Our cooking school has always been in the former Jewish ghetto of Lecce, a fact that often troubles those on a first visit to Italy. (Those that know Italy well often point out our school’s location as in the ghetto, even before I say it).
And it comes up a lot around the Southern Italy, not only the Jewish contribution to Southern Italian culture but the sobering influence on the food and wine as well.
As I travel Southern Italy throughout the year. From Trapani, Sicilia to Trani, Puglia. In Lecce, in the new museum dedicated Lecce’s Jewish history. In Calabria. The Communities have come and gone, acclimatised, relocated, adapted. And each time they contributed to the local food, in ways that are still active and cherished today, among the various faiths alike.
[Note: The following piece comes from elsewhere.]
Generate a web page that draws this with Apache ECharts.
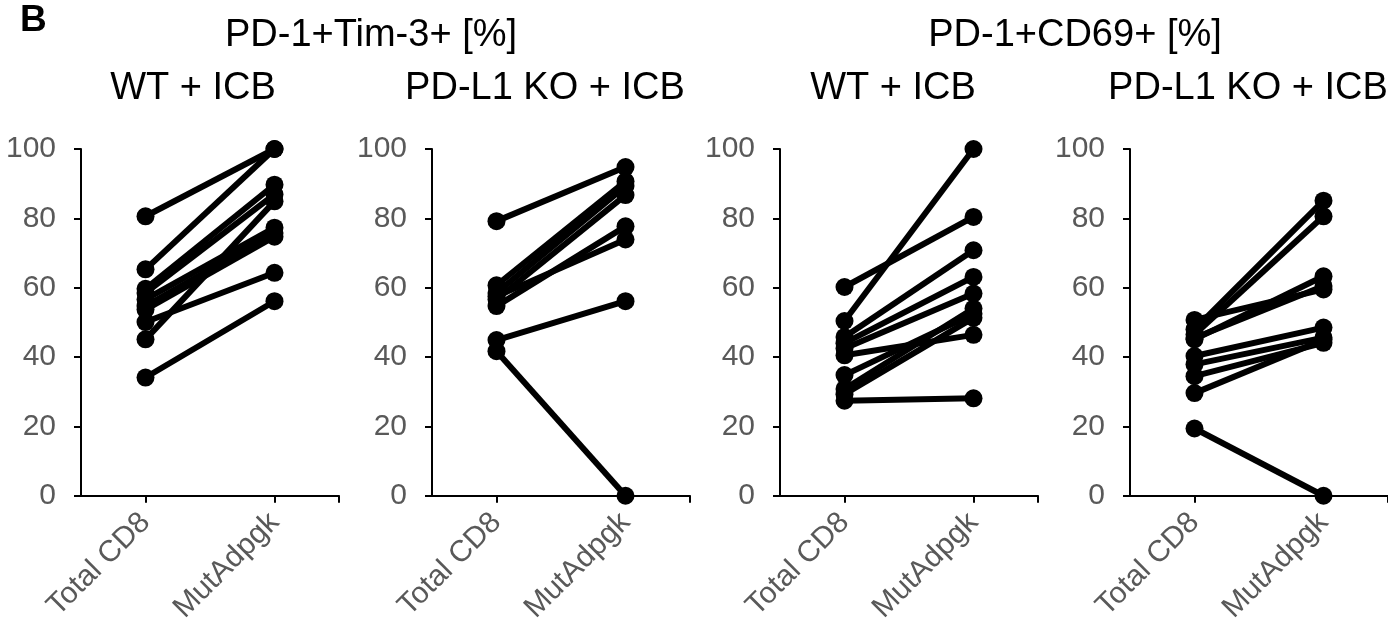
<!DOCTYPE html>
<html>
<head>
<meta charset="utf-8">
<script src="https://cdn.jsdelivr.net/npm/echarts@6/dist/echarts.min.js"></script>
<style>
  html, body { margin: 0; padding: 0; background: #fff; }
  #chart { width: 1388px; height: 626px; }
</style>
</head>
<body>
<div id="chart"></div>
<script>
// x categories, placed at 1 and 3 on a 0..4 value axis
const categories = ['Total CD8', 'MutAdpgk'];
const yTicks = [0, 20, 40, 60, 80, 100];

// PD-1+Tim-3+ [%]
const tim3WtTotal = [80.6, 65.3, 59.7, 58.5, 56.6, 54.7, 53.7, 50.1, 45.1, 34.1];
const tim3WtMut   = [100, 100, 89.7, 86.9, 77.3, 75.8, 74.7, 64.3, 84.9, 56.1];
const tim3KoTotal = [79.2, 60.7, 58.5, 56.6, 54.7, 57.5, 44.9, 41.7];
const tim3KoMut   = [94.8, 90.7, 89.3, 86.7, 77.7, 73.9, 56.1, 0];

// PD-1+CD69+ [%]
const cd69WtTotal = [60.2, 50.4, 45.8, 44.0, 42.5, 40.5, 34.8, 30.8, 29.3, 27.4];
const cd69WtMut   = [80.4, 100, 70.8, 63.1, 58.3, 46.4, 52.5, 54.0, 51.3, 28.1];
const cd69KoTotal = [48.0, 46.5, 45.1, 50.7, 45.5, 40.3, 37.9, 34.5, 29.6, 19.4];
const cd69KoMut   = [85.1, 80.6, 63.3, 59.5, 60.5, 48.5, 45.6, 44.1, 45.0, 0];

const panels = [
  { title: 'WT + ICB',       total: tim3WtTotal, mut: tim3WtMut, left: 81 },
  { title: 'PD-L1 KO + ICB', total: tim3KoTotal, mut: tim3KoMut, left: 432 },
  { title: 'WT + ICB',       total: cd69WtTotal, mut: cd69WtMut, left: 780 },
  { title: 'PD-L1 KO + ICB', total: cd69KoTotal, mut: cd69KoMut, left: 1130 }
];

const FONT = '"Liberation Sans", Arial, sans-serif';
const GRAY = '#595959';
const PANEL_W = 258;

const chart = echarts.init(document.getElementById('chart'), null, { renderer: 'canvas' });

let grid = [], xAxis = [], yAxis = [], series = [];
panels.forEach((p, i) => {
  grid.push({ left: p.left, top: 149, width: PANEL_W, height: 348 });
  xAxis.push({
    type: 'value', gridIndex: i, min: 0, max: 4,
    splitLine: { show: false },
    axisLine: { lineStyle: { color: '#000', width: 2 } },
    axisTick: { customValues: [1, 3, 4], length: 7, lineStyle: { color: '#000', width: 2 } },
    axisLabel: {
      customValues: [1, 3], rotate: 45, margin: 22,
      fontSize: 30, fontFamily: FONT, color: GRAY,
      formatter: v => categories[(v - 1) / 2]
    }
  });
  yAxis.push({
    type: 'value', gridIndex: i, min: yTicks[0], max: yTicks[yTicks.length - 1], interval: 20,
    splitLine: { show: false },
    axisLine: { show: true, lineStyle: { color: '#000', width: 2 } },
    axisTick: { show: true, length: 7, lineStyle: { color: '#000', width: 2 } },
    axisLabel: { fontSize: 30, fontFamily: FONT, color: GRAY, margin: 25 }
  });
  p.total.forEach((t, k) => {
    series.push({
      type: 'line', xAxisIndex: i, yAxisIndex: i,
      data: [[1, t], [3, p.mut[k]]],
      symbol: 'circle', symbolSize: 18,
      lineStyle: { color: '#000', width: 6 },
      itemStyle: { color: '#000' },
      silent: true
    });
  });
});

const graphic = [
  { type: 'text', x: 20, y: 2, style: { text: 'B', font: 'bold 37px ' + FONT, fill: '#000' } },
  { type: 'text', x: 371, y: 36, style: { text: 'PD-1+Tim-3+ [%]', font: '38px ' + FONT, fill: '#000', align: 'center', verticalAlign: 'middle' } },
  { type: 'text', x: 1075, y: 36, style: { text: 'PD-1+CD69+ [%]', font: '38px ' + FONT, fill: '#000', align: 'center', verticalAlign: 'middle' } }
];
const subCenters = [193, 545, 893, 1248];
panels.forEach((p, i) => {
  graphic.push({ type: 'text', x: subCenters[i], y: 89,
    style: { text: p.title, font: '38px ' + FONT, fill: '#000', align: 'center', verticalAlign: 'middle' } });
});

chart.setOption({
  animation: false,
  backgroundColor: '#fff',
  grid, xAxis, yAxis, series, graphic
});
</script>
</body>
</html>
‘Have you ever thought about teaching a class on the cooking of Southern Italian Jews’, an Israeli student asked me a few weeks back. And I had, but just feared that the audience wouldn’t be large enough. The next day we put a feeler out on Facebook and had as many emails. Even if only half those that wrote come, the class will be full. And it’s not even on our site yet.
We’ll be running the week with a short discussion series before each meal, a short of lecture that puts everything into context.
1) From the fertile crescent to Italy: the migration of wine making, from the Middle East to Europe.
2) Invisible Rivers: Puglia’s underground water sources and cleansing rituals.